The journey from reputation monitoring to intelligence included a number of activities: stakeholder audits, reputation audits of Internal and External Constituencies, employee surveys, consumer panels, social media monitoring and traditional media tracking. “Reputational capital is the difference, averaged over time, between market capitalisation and the liquidation value of assets,” she revealed. A comprehensive Reputation Management and Measurement Approach equation is:
Reputation = Performance + Behavior + Communication.
This takes into account, a number of factors. How the organisation is performing? How the organisation is behaving? How the organisation is communicating? And are they confusing communication with performance and behavior?
The template she presented for Comprehensive Reputation Management includes: employee talent, financial performance, social responsibility, product quality, communicativeness (transparency), governance, integrity (responsibility, reliability, credibility, trustworthiness).

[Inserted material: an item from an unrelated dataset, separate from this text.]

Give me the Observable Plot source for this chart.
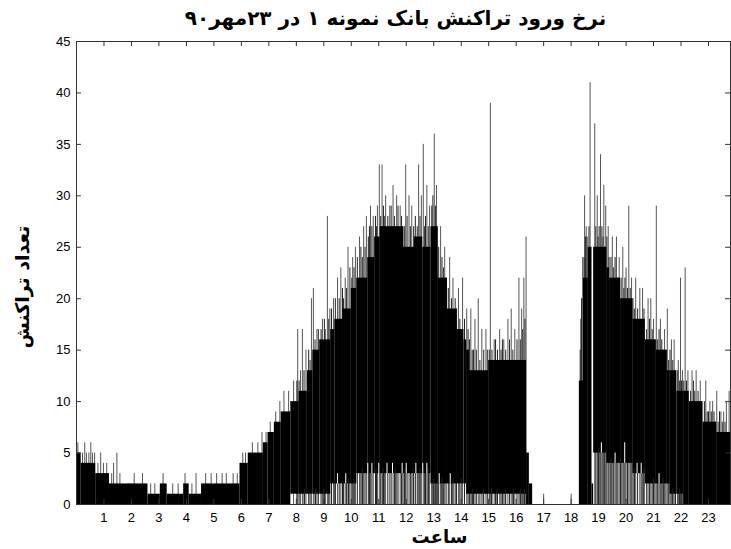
<!DOCTYPE html>
<html><head><meta charset="utf-8">
<script src="https://cdn.jsdelivr.net/npm/d3@7"></script>
<script src="https://cdn.jsdelivr.net/npm/@observablehq/plot@0.6"></script>
<style>body{margin:0;background:#fff}#chart svg{display:block}</style>
</head><body><div id="chart"></div>
<script>
const titleText = "نرخ ورود تراکنش بانک نمونه ۱ در ۲۳مهر۹۰";
const xLabelText = "ساعت";
const yLabelText = "تعداد تراکنش";
const xTickValues = [1,2,3,4,5,6,7,8,9,10,11,12,13,14,15,16,17,18,19,20,21,22,23];
const yTickValues = [0,5,10,15,20,25,30,35,40,45];
const endHour = 23.8;

// envelope segments: start hour, upper edge of solid black, lower edge of solid black
const segStart = [0.00,0.17,0.70,1.20,2.60,3.05,3.30,3.90,4.10,4.55,5.95,6.25,6.80,6.97,7.20,7.45,7.80,8.10,8.40,8.60,8.85,9.10,9.25,9.40,9.70,10.00,10.20,10.60,10.85,11.05,11.90,12.30,12.60,12.90,13.15,13.50,13.85,14.10,14.20,14.30,15.00,16.38,16.48,16.60,18.30,18.45,18.62,18.76,18.82,19.30,19.40,19.80,20.25,20.70,21.10,21.50,21.60,21.85,22.10,22.30,22.80,23.30];
const segHigh  = [5,4,3,2,1,2,1,2,1,2,4,5,6,7,8,9,10,11,13,15,16,16,17,18,19,21,22,24,26,27,25,26,25,27,22,19,17,16,15,13,14,5,2,0,12,22,25,2,25,23,22,20,18,16,15,13,13,11,11,10,8,7];
const segLow   = [0,0,0,0,0,0,0,0,0,0,0,0,0,0,0,0,1,1,1,1,1,1,2,2,2,2,3,3,3,3,3,3,3,2,2,2,2,2,1,1,1,0,0,0,0,0,0,0,5,4,4,4,3,2,2,2,1,1,0,0,0,0];

// thin peaks above the solid envelope
const spikeHour = [0.05,0.10,0.22,0.30,0.36,0.45,0.52,0.58,0.66,0.78,0.88,0.98,1.10,1.28,1.35,1.47,1.58,1.90,2.10,2.40,2.70,2.85,3.15,3.50,3.70,3.95,4.20,4.35,4.70,4.90,5.10,5.30,5.45,5.70,5.85,6.05,6.15,6.40,6.60,6.75,6.90,7.05,7.25,7.40,7.55,7.72,7.90,8.05,8.15,8.22,8.35,8.55,8.62,8.75,8.95,9.13,9.22,9.35,9.50,9.62,9.78,9.88,10.05,10.15,10.30,10.45,10.55,10.70,10.80,10.95,11.02,11.12,11.25,11.40,11.52,11.65,11.78,11.98,12.10,12.20,12.45,12.55,12.62,12.75,12.85,13.02,13.10,13.25,13.40,13.58,13.70,13.90,14.05,14.20,14.35,14.50,14.62,14.75,14.90,15.06,15.20,15.40,15.55,15.70,15.82,15.95,16.10,16.20,16.28,16.36,17.00,18.00,18.35,18.42,18.49,18.55,18.69,18.86,18.95,19.07,19.19,19.26,19.35,19.50,19.65,19.75,19.88,20.00,20.10,20.20,20.35,20.50,20.60,20.80,20.90,21.00,21.10,21.25,21.40,21.50,21.65,21.75,21.90,21.98,22.05,22.15,22.25,22.40,22.55,22.70,22.90,23.05,23.15,23.30,23.45,23.55,23.65,23.75];
const spikeValue = [6,5,5,6,5,5,6,5,5,4,5,4,4,3,4,5,3,2,3,3,2,2,3,2,2,3,2,3,3,3,3,3,3,3,3,5,5,6,6,7,7,8,9,10,11,11,12,17,13,17,15,20,21,17,18,28,19,20,22,23,22,25,24,25,26,27,28,29,28,29,33,33,30,29,31,30,29,33,30,29,33,30,35,31,29,36,31,27,25,24,22,21,22,19,19,18,20,17,17,39,16,17,16,18,19,17,22,19,22,26,1,1,18,24,30,27,41,37,30,34,31,29,27,26,26,24,25,23,29,22,22,21,21,20,20,18,29,18,17,19,16,16,14,22,13,23,13,13,13,12,12,10,10,11,9,9,10,11];

// dense short stems just above the solid envelope (the ragged top edge)
const fringeHour = [8.02,8.10,8.28,8.45,8.50,8.68,8.80,8.90,9.02,9.05,9.18,9.28,9.42,9.56,9.68,9.72,9.83,9.95,10.02,10.10,10.22,10.35,10.40,10.50,10.62,10.66,10.75,10.88,10.92,11.07,11.17,11.20,11.33,11.45,11.57,11.70,11.83,11.88,11.93,12.03,12.15,12.27,12.33,12.40,12.50,12.67,12.70,12.80,12.93,12.97,13.06,13.13,13.18,13.30,13.35,13.45,13.53,13.65,13.78,13.83,13.95,14.12,14.25,14.30,14.40,14.45,14.55,14.68,14.82,14.95,15.02,15.12,15.25,15.32,15.45,15.50,15.62,15.76,15.88,16.03,16.15,16.24,16.32,18.33,18.38,18.47,18.52,18.58,18.65,18.90,18.98,19.02,19.12,19.16,19.22,19.30,19.38,19.45,19.55,19.60,19.70,19.82,19.92,19.96,20.05,20.15,20.25,20.30,20.42,20.55,20.65,20.75,20.85,20.95,21.05,21.15,21.20,21.30,21.35,21.45,21.55,21.60,21.70,21.80,21.88,21.95,22.02,22.10,22.20,22.35,22.45,22.50,22.62,22.75,22.85,22.95,23.00,23.10,23.20,23.25,23.35,23.40,23.50,23.60,23.70];
const fringeValue = [12,12,13,15,14,16,17,17,18,17,18,19,20,20,21,20,21,23,22,23,24,25,24,25,26,27,27,28,27,28,29,28,28,29,28,29,28,27,27,28,27,27,28,27,28,27,28,27,29,30,29,27,25,24,23,22,21,20,20,19,18,18,17,16,15,15,15,14,15,15,15,15,16,15,15,16,15,16,15,16,16,17,18,15,20,24,26,26,27,27,26,27,27,26,25,26,24,24,23,24,22,22,21,22,21,21,20,19,19,18,19,17,18,17,16,16,17,16,15,15,14,15,14,13,13,12,12,12,12,11,12,11,11,10,10,9,9,9,9,8,8,9,8,8,7];

// black stems reaching the axis inside the light lower band
const dipHour = [8.30,8.70,9.00,9.40,9.90,10.10,10.40,10.90,11.15,11.60,11.95,12.25,12.50,12.80,13.00,13.30,13.70,14.00,14.40,14.80,15.10,15.30,15.60,15.90,16.15,16.30,19.00,19.45,19.80,20.30,20.65,21.00,21.35,21.70,21.95];
// white gaps rising into the black from its lower edge
const gapHour = [9.50,9.80,10.60,10.75,11.00,11.30,11.50,11.85,12.00,12.35,12.60,12.75,13.20,13.60,19.10,19.60,19.95,20.40,20.55,21.20];
const gapTop  = [3,3,4,4,4,4,4,4,4,4,4,4,3,3,6,5,6,4,4,3];

const segments = segStart.map((s, i) => ({
  x1: s, x2: i + 1 < segStart.length ? segStart[i + 1] : endHour, lo: segLow[i], hi: segHigh[i]
}));
const lowAt = h => { const s = segments.find(d => h >= d.x1 && h < d.x2); return s ? s.lo : 0; };
const spikes = spikeHour.map((h, i) => ({h, v: spikeValue[i]}));
const fringe = fringeHour.map((h, i) => ({h, v: fringeValue[i]}));
const dips = dipHour.map(h => ({h, v: lowAt(h) + 0.5}));
const gaps = gapHour.map((h, i) => ({h, lo: lowAt(h), v: gapTop[i]}));

const fontAxis = "'Liberation Sans', Arial, sans-serif";
const fontFa = "'DejaVu Sans', sans-serif";

const chart = Plot.plot({
  width: 731, height: 549,
  marginLeft: 76, marginRight: 1, marginTop: 41, marginBottom: 45,
  style: {fontFamily: fontAxis, fontSize: "13px", color: "#000", background: "#fff"},
  x: {domain: [0, endHour], ticks: xTickValues, tickSize: 0, tickPadding: 8, label: null, tickFormat: d => String(d)},
  y: {domain: [0, 45], ticks: yTickValues, tickSize: 0, tickPadding: 6, label: null, tickFormat: d => String(d)},
  marks: [
    Plot.ruleX(spikes, {x: "h", y1: 0, y2: "v", stroke: "#555", strokeWidth: 1}),
    Plot.ruleX(fringe, {x: "h", y1: 0, y2: "v", stroke: "#222", strokeWidth: 1}),
    Plot.rect(segments, {x1: "x1", x2: "x2", y1: "lo", y2: "hi", fill: "#000"}),
    Plot.ruleX(dips, {x: "h", y1: 0, y2: "v", stroke: "#222", strokeWidth: 1}),
    Plot.ruleX(gaps, {x: "h", y1: "lo", y2: "v", stroke: "#fff", strokeWidth: 1}),
    Plot.frame({stroke: "#333", strokeWidth: 1}),
    Plot.ruleX(xTickValues, {x: d => d, y1: 0, y2: 0.5, stroke: "#333"}),
    Plot.ruleX(xTickValues, {x: d => d, y1: 44.5, y2: 45, stroke: "#333"}),
    Plot.ruleY(yTickValues, {y: d => d, x1: 0, x2: 0.18, stroke: "#333"}),
    Plot.ruleY(yTickValues, {y: d => d, x1: endHour - 0.18, x2: endHour, stroke: "#333"}),
    Plot.text([titleText], {frameAnchor: "top", dy: -23, dx: -8, lineAnchor: "middle", textAnchor: "middle", text: d => d, fontFamily: fontFa, fontWeight: "bold", fontSize: 20, fill: "#000"}),
    Plot.text([xLabelText], {frameAnchor: "bottom", dy: 33, dx: 36, lineAnchor: "middle", textAnchor: "middle", text: d => d, fontFamily: fontFa, fontWeight: "bold", fontSize: 18, fill: "#000"}),
    Plot.text([yLabelText], {frameAnchor: "left", dx: -54, dy: 14, lineAnchor: "middle", textAnchor: "middle", rotate: -90, text: d => d, fontFamily: fontFa, fontWeight: "bold", fontSize: 19, fill: "#000"})
  ]
});
document.getElementById("chart").appendChild(chart);
</script>
</body></html>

Understanding PR through psychology would encompass – Behavioral Science in action, an understanding of the behaviors driving the creation of opinions from both a psychological and sociological perspective, assessment of the implications of these behaviors and then, integrate these insights into an overall strategy to build reputation.
Taking up the Cisco Case Study, she said that this paper can be downloaded from the IPR site. Highlighting the challenge here, she explained the task was to understand the overall industry narratives, learn what is most important in Cisco’s key markets, overlay Cisco’s presence within the industry network, and ensure that Cisco’s strategy remains relevant to the evolving market.
Cisco’s “one voice” was clear, and the strategy was based on the analysis provided by the network diagrams: to prioritize messaging related to the narratives most relevant in the industry, to integrate security messaging across all of Cisco’s offerings and understand the IoT vertical narratives and develop more specific, relevant industry-specific initiatives, including a case study on IoT for Oil & Gas.
And, what was the result? She was quick to disclose that Cisco’s mindshare in IoT has grown steadily due to this increased presence in key narratives. In other areas of the business, such as mobility, a much tighter integration across all areas of the business enabled communications teams to conduct a more credible data-driven business conversation with all stakeholders.
The key takeaways here, were: reputation is organic and ever-changing, it must be monitored, understood and nurtured, it must integrate digital analytics with traditional opinion research, establish a formal mechanism periodically to monitor, measure and manage reputation and, most importantly, ask the right questions.